Itu adalah hakikat Islam, dalam keadaan apapun. Pertama adalah keyakinan, jadi kita sebagai umat Islam meyakini bahwa ajaran yang dibawa oleh Nabi kita, Muhammad, itu adalah muhaimin. Artinya al-Quran itu menyerap semua yang terbaik dari kitab-kitab sebelumnya. Rasulullah juga mengintisarikan akhlak yang terbaik dari diri para nabi dan rasul. Nah dalam konteks itu, bahwa Islam yang dibawa oleh nabi kita adalah intisari dari semua kebaikan-kebaikan sebelumnya, maka dengan sendirinya dia berada di posisi yang selalu menjadi rujukan. Itulah al Islam ya’lû. Sadar atau tidak, suka atau tidak.

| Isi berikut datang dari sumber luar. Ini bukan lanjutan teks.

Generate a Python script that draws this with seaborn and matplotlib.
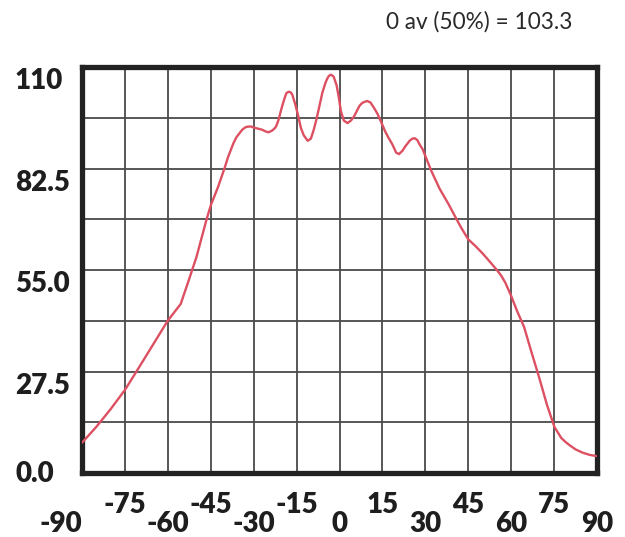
import matplotlib
matplotlib.use("Agg")
import matplotlib.pyplot as plt
import seaborn as sns
import pandas as pd

# ---- data ----
angle = [-90, -85, -80, -75, -70, -65, -60, -55.5, -53, -50, -46.5, -45, -42.4,
         -40, -39, -37.1, -36, -35, -34, -33, -32.4, -31, -30, -28, -27, -26, -24.8,
         -23.5, -22.5, -22, -21.3, -20.7, -20, -19, -18.5, -17.7, -17, -16.5, -15.5,
         -14.5, -13.5, -12.5, -11.1, -10, -9, -8, -7, -6, -5, -4.5, -3.8, -3.1, -2.5,
         -2, -1, -0.3, 0.5, 1.5, 2.8, 4, 5, 6, 7, 8, 9.6, 10.8, 12, 13.3, 14.5, 16, 17,
         18.5, 19.8, 20.8, 22, 23, 24.5, 25.5, 26.3, 27.2, 28, 29, 30.1, 32, 35, 38,
         40.4, 42.5, 45, 47.5, 50, 52.5, 55, 56.5, 58, 60.1, 62, 64.5, 67, 69.7, 72.5,
         75.1, 77.5, 79, 80.3, 82.5, 85, 87.5, 89.7]
intensity = [8.2, 12.5, 17.3, 22.5, 28.7, 35.0, 41.3, 45.8, 51.5, 58.5, 68.6, 72.5, 77.6,
             83.0, 85.5, 89.3, 91.0, 92.0, 93.0, 93.6, 93.8, 93.9, 93.6, 93.2, 93.0, 92.6, 92.3,
             92.8, 93.5, 94.2, 95.7, 97.5, 99.5, 102.0, 103.0, 103.3, 103.1, 102.5, 100.0,
             97.0, 93.5, 91.5, 90.0, 90.6, 93.0, 96.0, 99.5, 103.0, 105.5, 106.5, 107.5, 107.9, 107.7,
             107.3, 105.0, 102.0, 98.0, 95.5, 94.8, 95.5, 96.5, 98.0, 99.5, 100.3, 100.8, 100.4, 99.0,
             97.3, 95.2, 92.5, 91.0, 89.0, 86.8, 86.4, 87.3, 88.5, 90.0, 90.6, 90.7, 90.2, 89.0,
             87.8, 85.7, 82.0, 77.0, 73.0, 69.5, 66.5, 63.3, 61.5, 59.5, 57.3, 55.0, 53.5, 51.5,
             47.8, 44.0, 39.6, 33.0, 26.1, 18.5, 12.5, 9.5, 8.4, 7.6, 6.4, 5.5, 4.9, 4.6]

x_major = [-90, -60, -30, 0, 30, 60, 90]
x_minor = [-75, -45, -15, 15, 45, 75]
y_ticks = [0, 27.5, 55, 82.5, 110]
y_labels = ["0.0", "27.5", "55.0", "82.5", "110"]
y_minor = [13.75, 41.25, 68.75, 96.25]
title = "0 av (50%) = 103.3"

sns.set_style("white")
plt.rcParams['font.family'] = ['Lato', 'DejaVu Sans']

fig = plt.figure(figsize=(6.25, 5.37), dpi=100)
ax = fig.add_axes([82 / 625, (537 - 473) / 537, 515 / 625, 406 / 537])

df = pd.DataFrame({"angle": angle, "value": intensity})
sns.lineplot(data=df, x="angle", y="value", ax=ax, color="#dc5062",
             linewidth=1.7, zorder=3)

ax.set_xlim(-90, 90)
ax.set_ylim(0, 110)
ax.set_xticks(x_major)
ax.set_xticks(x_minor, minor=True)
ax.set_yticks(y_ticks)
ax.set_yticks(y_minor, minor=True)
ax.set_xticklabels([])
ax.set_yticklabels([])
ax.tick_params(which='both', length=0)
ax.set_xlabel("")
ax.set_ylabel("")
ax.grid(True, which='both', color='#4a4a4a', linewidth=1.3, zorder=1)
ax.set_axisbelow(True)
for sp in ax.spines.values():
    sp.set_visible(True)
    sp.set_color('#222222')
    sp.set_linewidth(3.8)

lab_kw = dict(fontsize=20, fontweight='heavy', color='#1e1e1e', clip_on=False)

# x labels, staggered rows
xt = ax.get_xaxis_transform()
for v in x_major:
    ax.text(v, -0.145, str(v), transform=xt, va='baseline',
            ha='right' if v == -90 else 'center', **lab_kw)
for v in x_minor:
    ax.text(v, -0.0985, str(v), transform=xt, va='baseline', ha='center', **lab_kw)

# y labels, left-aligned
yt = ax.get_yaxis_transform()
for v, s in zip(y_ticks, y_labels):
    yy = -2.4 if v == 0 else v - 6.0
    ax.text(-67 / 515, yy, s, transform=yt, va='baseline', ha='left', **lab_kw)

fig.text(572 / 625, 1 - 28.3 / 537, title, ha='right', va='baseline',
         fontsize=16.3, color='#2a2a2a')

fig.savefig("out.png", dpi=100)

Dalam konteks makna ini, ketika misalnya ada arus orang-orang pandai masuk ke dalam agama Islam di Barat. Kuat sekali arusnya dan tidak bisa dilawan oleh siapapun. Islam itu menjadi idola, Islam itu menjadi obsesi, Islam itu menjadi keingintahuan yang luar biasa, menarik orang masuk Islam. Mereka adalah orang yang standar pendidikannya tinggi, bahkan para ilmuwan. Jadi ketika seseorang memaksimalkan akalnya dia pasti akan menuju kepada Islam.
Jadi secara konsepsi, dia adalah panduan yang paling utuh, berada pada posisi kedudukan yang paling sempurna, setebal apapun kabut yang menutupinya. Kabut itu ya keadaan umat sekrang. Nah inilah tantangan kita untuk memberikan differensiasi antara Islam sebagai ajaran dengan prilaku umat. Kalau kita punya differensiasi yang jelas, perbedaan yang tegas, kita tidak akan salah paham terhadap kondisi yang ada. Islam adalah yang paling sempurna, setebal apaun kabut yang menutupinya. Dan tugas kita adalah menyibak kabut itu pelan-pelan dengan menyampaikan ajaran Islam yang benar.
Hal-hal yang bisa ditawarkan kepada manusia adalah, di antara semangat al-Quran disebutkan wa mâ arsalnâka illâ rahmatan lil ‘âlamîn. Sebenarnya ungkapan itu menunjukkan konsekuensi dari kita, umat Islam, ketika sudah bisa menjadi syuhadâ’ ‘alan-nâs, ketika kita sudah mampu menjadi umat yang wasathan. Wasathan tidak mesti diartikan secara matematis harus berada di tengah, tetapi harus selalu dalam kebenaran, dalam keistiqamahan, dalam kekonsistenan menjalani tuntunan agama. Kalau kita sudah umat yang wasathan pasti akan menjadi rahmatan lil ‘âlamîn.